Waterfront Toronto speaks of Quayside as a pilot project, in that lessons learned will contribute to a template for development of the 800-acre Port Lands site.

"The context is this is the beginning of a much larger revitalization project," the CEO said.

Fleissig — whose name translated from German means "industrious" or "diligent" — joined Waterfront Toronto in January 2016 after a varied career that included urban development in San Francisco, Boston and Boulder, Colo. Since then, he has spearheaded city-building consultations with such players as the Ontario Centres for Excellence, the Canada Green Building Council, Mars, the proponents behind the private-sector Carbon Impact Initiative Action Plan launched by EllisDon and federal and provincial partners.

"We’ve been in discussion with Ottawa and the folks who are exploring the infrastructure bank and with (Finance) Minister Bill Morneau’s office and (Infrastructure) Minister Amarjeet Sohi’s office so we are pretty aware of what they are trying to do in terms of creating new jobs and trying to support green technology here in Canada and trying to look at new approaches with social infrastructure," said Fleissig.

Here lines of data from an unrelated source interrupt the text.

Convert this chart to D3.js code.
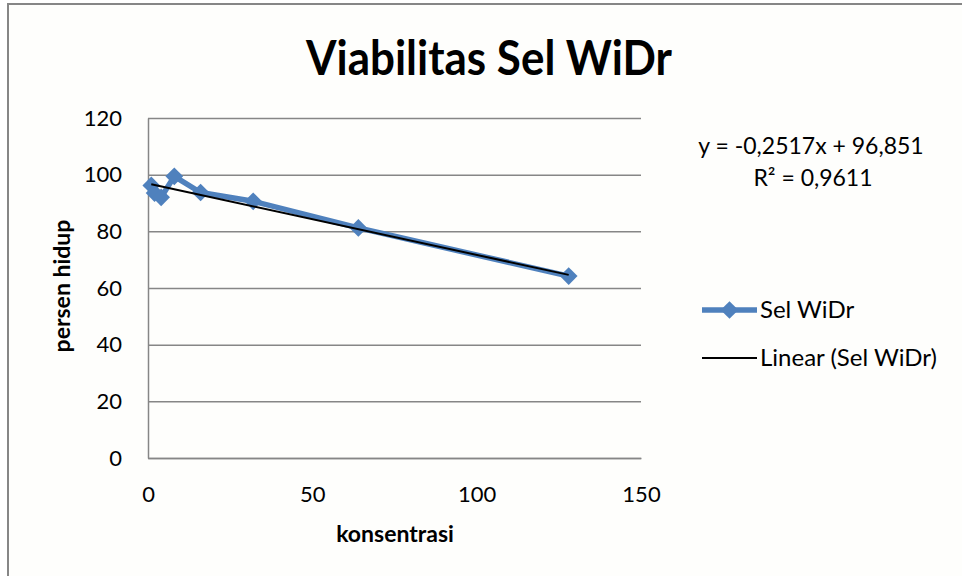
<!DOCTYPE html>
<html>
<head>
<meta charset="utf-8">
<script src="https://d3js.org/d3.v7.min.js"></script>
<style>
  html, body { margin: 0; background: #ffffff; overflow: hidden; }
  svg { display: block; }
  text { font-family: Lato, "Open Sans", sans-serif; fill: #000; }
  .axis path, .axis line { stroke: #868686; }
  .grid line { stroke: #868686; stroke-width: 1.5px; }
  .grid path { display: none; }
</style>
</head>
<body>
<div id="chart"></div>
<script>
// data
const konsentrasi = [1, 2, 4, 8, 16, 32, 64, 128];
const persenHidup = [96.2, 93.5, 92.0, 99.4, 93.7, 90.6, 81.2, 64.2];
const xTicks = [0, 50, 100, 150];
const yTicks = [0, 20, 40, 60, 80, 100, 120];
const slope = -0.2517;
const intercept = 96.851;
const equationText = "y = -0,2517x + 96,851";
const r2Text = "R² = 0,9611";
const seriesName = "Sel WiDr";
const trendName = "Linear (Sel WiDr)";

const width = 962, height = 576;
const margin = { top: 118, right: 321, bottom: 118, left: 148 };
const plotW = width - margin.left - margin.right;
const plotH = height - margin.top - margin.bottom;

const svg = d3.select("#chart").append("svg")
    .attr("width", width)
    .attr("height", height);

// chart area border (only top and left fall inside the window)
svg.append("rect")
    .attr("x", 8).attr("y", 4)
    .attr("width", width * 2).attr("height", height * 2)
    .attr("fill", "#fefefc")
    .attr("stroke", "#868686")
    .attr("stroke-width", 2);

const x = d3.scaleLinear().domain([0, 150]).range([0, plotW]);
const y = d3.scaleLinear().domain([0, 120]).range([plotH, 0]);

const g = svg.append("g")
    .attr("transform", `translate(${margin.left},${margin.top})`);

// horizontal gridlines
g.append("g")
    .attr("class", "grid")
    .call(d3.axisLeft(y).tickValues(yTicks).tickSize(-plotW).tickFormat(""));

// y axis
const yAxis = g.append("g")
    .attr("class", "axis")
    .call(d3.axisLeft(y).tickValues(yTicks).tickSize(0).tickPadding(26));
yAxis.select(".domain").attr("stroke", "#868686").attr("stroke-width", 1.5);
yAxis.selectAll("text").style("font-size", "22px");

// x axis
const xAxis = g.append("g")
    .attr("class", "axis")
    .attr("transform", `translate(0,${plotH})`)
    .call(d3.axisBottom(x).tickValues(xTicks).tickSize(0).tickPadding(28));
xAxis.select(".domain").attr("stroke", "#868686").attr("stroke-width", 1.5);
xAxis.selectAll("text").style("font-size", "22px");

// series line
const points = konsentrasi.map((k, i) => ({ k, p: persenHidup[i] }));
const line = d3.line().x(d => x(d.k)).y(d => y(d.p));

g.append("path")
    .datum(points)
    .attr("fill", "none")
    .attr("stroke", "#4f81bd")
    .attr("stroke-width", 5.5)
    .attr("stroke-linejoin", "round")
    .attr("d", line);

const diamond = d3.symbol().type(d3.symbolDiamond2).size(200);

g.selectAll(".marker")
    .data(points)
    .enter().append("path")
    .attr("class", "marker")
    .attr("d", diamond)
    .attr("transform", d => `translate(${x(d.k)},${y(d.p)})`)
    .attr("fill", "#4f81bd");

// linear trendline
const xMin = d3.min(konsentrasi), xMax = d3.max(konsentrasi);
g.append("line")
    .attr("x1", x(xMin)).attr("y1", y(slope * xMin + intercept))
    .attr("x2", x(xMax)).attr("y2", y(slope * xMax + intercept))
    .attr("stroke", "#000")
    .attr("stroke-width", 2);

// title
svg.append("text")
    .attr("x", 489).attr("y", 75)
    .attr("text-anchor", "middle")
    .style("font-size", "47px")
    .style("font-weight", "bold")
    .attr("textLength", 366)
    .attr("lengthAdjust", "spacingAndGlyphs")
    .text("Viabilitas Sel WiDr");

// axis titles
svg.append("text")
    .attr("x", 395).attr("y", 542)
    .attr("text-anchor", "middle")
    .style("font-size", "23px")
    .style("font-weight", "bold")
    .text("konsentrasi");

svg.append("text")
    .attr("transform", "translate(70,286) rotate(-90)")
    .attr("text-anchor", "middle")
    .style("font-size", "23px")
    .style("font-weight", "bold")
    .text("persen hidup");

// trendline equation
svg.append("text")
    .attr("x", 811).attr("y", 154)
    .attr("text-anchor", "middle")
    .style("font-size", "23px")
    .text(equationText);
svg.append("text")
    .attr("x", 813).attr("y", 186)
    .attr("text-anchor", "middle")
    .style("font-size", "23px")
    .text(r2Text);

// legend
const legend = svg.append("g").attr("transform", "translate(702,310)");
legend.append("line")
    .attr("x1", 0).attr("x2", 55).attr("y1", 0).attr("y2", 0)
    .attr("stroke", "#4f81bd").attr("stroke-width", 5.5);
legend.append("path")
    .attr("d", diamond)
    .attr("transform", "translate(27.5,0)")
    .attr("fill", "#4f81bd");
legend.append("text")
    .attr("x", 58).attr("y", 8)
    .style("font-size", "24px")
    .text(seriesName);

legend.append("line")
    .attr("x1", 0).attr("x2", 55).attr("y1", 48).attr("y2", 48)
    .attr("stroke", "#000").attr("stroke-width", 2);
legend.append("text")
    .attr("x", 58).attr("y", 56)
    .style("font-size", "24px")
    .text(trendName);
</script>
</body>
</html>
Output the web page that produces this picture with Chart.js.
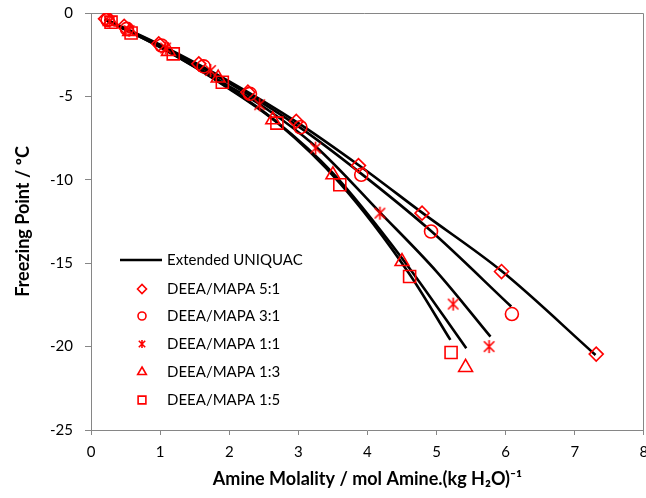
<!DOCTYPE html>
<html>
<head>
<meta charset="utf-8">
<script src="https://cdn.jsdelivr.net/npm/chart.js@4/dist/chart.umd.min.js"></script>
<style>
  html, body { margin: 0; padding: 0; background: #fff; overflow: hidden; }
  #wrap { width: 654px; height: 498px; }
</style>
</head>
<body>
<div id="wrap"><canvas id="chart" width="654" height="498"></canvas></div>
<script>
// Measured points (molality, freezing point)
const x51 = [0.21, 0.48, 0.98, 1.56, 2.27, 2.97, 3.87, 4.79, 5.94, 7.31];
const y51 = [-0.35, -0.8, -1.85, -3.05, -4.75, -6.5, -9.15, -12.0, -15.5, -20.45];
const x31 = [0.24, 0.52, 1.02, 1.63, 2.3, 3.03, 3.91, 4.92, 6.09];
const y31 = [-0.42, -0.95, -1.95, -3.2, -4.85, -6.85, -9.7, -13.1, -18.05];
const x11 = [0.27, 0.55, 1.08, 1.73, 2.44, 3.25, 4.18, 5.24, 5.76];
const y11 = [-0.5, -1.05, -2.1, -3.45, -5.5, -8.1, -12.0, -17.45, -20.0];
const x13 = [0.28, 0.56, 1.12, 1.84, 2.63, 3.5, 4.5, 5.42];
const y13 = [-0.5, -1.1, -2.3, -3.9, -6.4, -9.7, -14.9, -21.25];
const x15 = [0.29, 0.58, 1.19, 1.9, 2.69, 3.6, 4.61, 5.21];
const y15 = [-0.55, -1.2, -2.45, -4.15, -6.6, -10.3, -15.8, -20.35];

// Extended UNIQUAC model curves
const mx51 = [0.2, 1.0, 2.0, 3.0, 3.9, 4.8, 5.95, 7.3];
const my51 = [-0.35, -1.9, -4.1, -6.6, -9.2, -12.0, -15.5, -20.5];
const mx31 = [0.2, 1.0, 2.0, 3.0, 3.9, 4.9, 6.08];
const my31 = [-0.38, -1.95, -4.2, -6.8, -9.6, -13.0, -17.6];
const mx11 = [0.2, 1.0, 2.0, 2.45, 3.25, 4.18, 5.0, 5.78];
const my11 = [-0.4, -2.0, -4.4, -5.5, -8.0, -11.95, -15.5, -19.4];
const mx13 = [0.2, 1.0, 2.0, 2.65, 3.5, 4.5, 5.43];
const my13 = [-0.4, -2.05, -4.5, -6.4, -9.6, -14.7, -20.1];
const mx15 = [0.2, 1.0, 2.0, 2.7, 3.6, 4.6, 5.2];
const my15 = [-0.4, -2.05, -4.55, -6.6, -10.2, -15.6, -19.6];

const seriesNames = ['DEEA/MAPA 5:1', 'DEEA/MAPA 3:1', 'DEEA/MAPA 1:1', 'DEEA/MAPA 1:3', 'DEEA/MAPA 1:5'];
const modelName = 'Extended UNIQUAC';

const red = '#FF0000';
const axisGray = '#868686';

const toPts = (xs, ys) => xs.map((x, i) => ({ x: x, y: ys[i] }));

// Excel-style asterisk marker (X with a vertical bar)
function makeStar(size, lw) {
    const c = document.createElement('canvas');
    c.width = size; c.height = size;
    const g = c.getContext('2d');
    g.strokeStyle = red;
    g.lineWidth = lw;
    const m = size / 2, r = size / 2 - 1;
    g.beginPath();
    g.moveTo(m, m - r); g.lineTo(m, m + r);
    g.moveTo(m - r * 0.8, m - r * 0.8); g.lineTo(m + r * 0.8, m + r * 0.8);
    g.moveTo(m + r * 0.8, m - r * 0.8); g.lineTo(m - r * 0.8, m + r * 0.8);
    g.stroke();
    return c;
}
const starBig = makeStar(15, 1.6);
const starSmall = makeStar(10, 1.6);

const markerStyles = [
    { style: 'rectRot', radius: 7, legendStyle: 'rectRot', legendRadius: 4.5 },
    { style: 'circle', radius: 6.5, legendStyle: 'circle', legendRadius: 4 },
    { style: starBig, radius: 7, legendStyle: starSmall, legendRadius: 4 },
    { style: 'triangle', radius: 8, legendStyle: 'triangle', legendRadius: 5 },
    { style: 'rect', radius: 8.5, legendStyle: 'rect', legendRadius: 5.5 }
];

const measured = [toPts(x51, y51), toPts(x31, y31), toPts(x11, y11), toPts(x13, y13), toPts(x15, y15)];
const model = [toPts(mx51, my51), toPts(mx31, my31), toPts(mx11, my11), toPts(mx13, my13), toPts(mx15, my15)];

const datasets = [];
measured.forEach((pts, i) => {
    datasets.push({
        label: seriesNames[i],
        data: pts,
        showLine: false,
        pointStyle: markerStyles[i].style,
        pointRadius: markerStyles[i].radius,
        pointBorderColor: red,
        pointBackgroundColor: 'rgba(0,0,0,0)',
        pointBorderWidth: 1.6,
        order: 1
    });
});
model.forEach((pts) => {
    datasets.push({
        label: modelName,
        data: pts,
        showLine: true,
        borderColor: '#000',
        borderWidth: 2.6,
        pointRadius: 0,
        cubicInterpolationMode: 'monotone',
        order: 2
    });
});

// top and right frame lines of the plot area
const framePlugin = {
    id: 'frame',
    beforeDatasetsDraw(chart) {
        const a = chart.chartArea;
        const ctx = chart.ctx;
        ctx.save();
        ctx.strokeStyle = axisGray;
        ctx.lineWidth = 1;
        ctx.beginPath();
        ctx.moveTo(Math.round(a.left) - 6, Math.round(a.top) + 0.5);
        ctx.lineTo(Math.round(a.right) - 0.5, Math.round(a.top) + 0.5);
        ctx.lineTo(Math.round(a.right) - 0.5, Math.round(a.bottom));
        ctx.stroke();
        ctx.restore();
    }
};

// legend drawn inside the plot area
const legendPlugin = {
    id: 'insideLegend',
    afterDraw(chart) {
        const ctx = chart.ctx;
        const textX = 167;
        const rows = [260, 289, 316, 344, 372, 400];
        ctx.save();
        ctx.font = '15px Lato, "Open Sans", sans-serif';
        ctx.fillStyle = '#000';
        ctx.textBaseline = 'middle';
        ctx.textAlign = 'left';

        ctx.strokeStyle = '#000';
        ctx.lineWidth = 2.6;
        ctx.beginPath();
        ctx.moveTo(120, rows[0]);
        ctx.lineTo(162, rows[0]);
        ctx.stroke();
        ctx.fillText(modelName, textX, rows[0]);

        seriesNames.forEach((name, i) => {
            const y = rows[i + 1];
            ctx.strokeStyle = red;
            ctx.fillStyle = 'rgba(0,0,0,0)';
            ctx.lineWidth = 1.6;
            Chart.helpers.drawPoint(ctx, {
                pointStyle: markerStyles[i].legendStyle,
                radius: markerStyles[i].legendRadius,
                rotation: 0,
                borderWidth: 1.6
            }, 142, y);
            ctx.fillStyle = '#000';
            ctx.fillText(name, textX, y);
        });
        ctx.restore();
    }
};

const noPadding = () => ({ left: 0, top: 0, right: 0, bottom: 0 });

const tickFont = { family: 'Lato, "Open Sans", sans-serif', size: 15 };
const xTickFont = { family: 'Lato, "Open Sans", sans-serif', size: 15, lineHeight: 2.25 };
const titleFont = { family: 'Lato, "Open Sans", sans-serif', size: 18, weight: 'bold' };

new Chart(document.getElementById('chart').getContext('2d'), {
    type: 'scatter',
    data: { datasets: datasets },
    options: {
        responsive: false,
        animation: false,
        layout: { padding: { top: 13, right: 3, left: 0, bottom: 0 } },
        plugins: {
            legend: { display: false },
            tooltip: { enabled: false }
        },
        scales: {
            x: {
                type: 'linear',
                min: 0,
                max: 8,
                afterFit: (scale) => {
                    scale.height = 68;
                    scale.paddingLeft = 0;
                    scale.paddingRight = 0;
                    scale.getPadding = noPadding;
                },
                ticks: { stepSize: 1, color: '#000', font: xTickFont, padding: 0, maxRotation: 0 },
                grid: { drawOnChartArea: false, drawTicks: true, tickLength: 5, color: axisGray },
                border: { color: axisGray, width: 1 },
                title: {
                    display: true,
                    text: 'Amine Molality / mol Amine.(kg H\u2082O)\u207B\u00B9',
                    color: '#000',
                    font: titleFont,
                    padding: { top: 0, bottom: 8 }
                }
            },
            y: {
                type: 'linear',
                min: -25,
                max: 0,
                afterFit: (scale) => {
                    scale.width = 91;
                    scale.paddingTop = 0;
                    scale.paddingBottom = 0;
                    scale.getPadding = noPadding;
                },
                ticks: { stepSize: 5, color: '#000', font: tickFont, padding: 12 },
                grid: { drawOnChartArea: false, drawTicks: true, tickLength: 6, color: axisGray },
                border: { color: axisGray, width: 1 },
                title: {
                    display: true,
                    text: 'Freezing Point / \u00BAC',
                    color: '#000',
                    font: titleFont,
                    padding: { top: 12, bottom: 0 }
                }
            }
        }
    },
    plugins: [framePlugin, legendPlugin]
});
</script>
</body>
</html>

"That is what is amazing about this project, this ticks every one of those boxes that the prime minister and minister Morneau and minister Sohi talk about."

 

 

Spotlight on suppliers

 

TORONTO — Waterfront Toronto president and CEO Will Fleissig says with word circulating that the agency wants to innovate with green building materials and cleantech in upcoming projects, solicitations have come from all sources, from high-level meetings to offhand discussions at conferences and elsewhere.

For example, he said, he has spoken to glass manufacturers who produce panes that react to light intensity and solar power developers who produce panels that create energy when laid on parking spaces to be driven over.

One Canadian startup has invented the Nanoleaf, a lightbulb that is touted to be the least carbon emitting in the world, he said.

"If you give these guys an opportunity to partner with an Ericson or a Philips or a GE, and let them actually get a demonstration project, they would learn, they would get their production going, and then if we are successful, they can go to the world market," said Fleissig.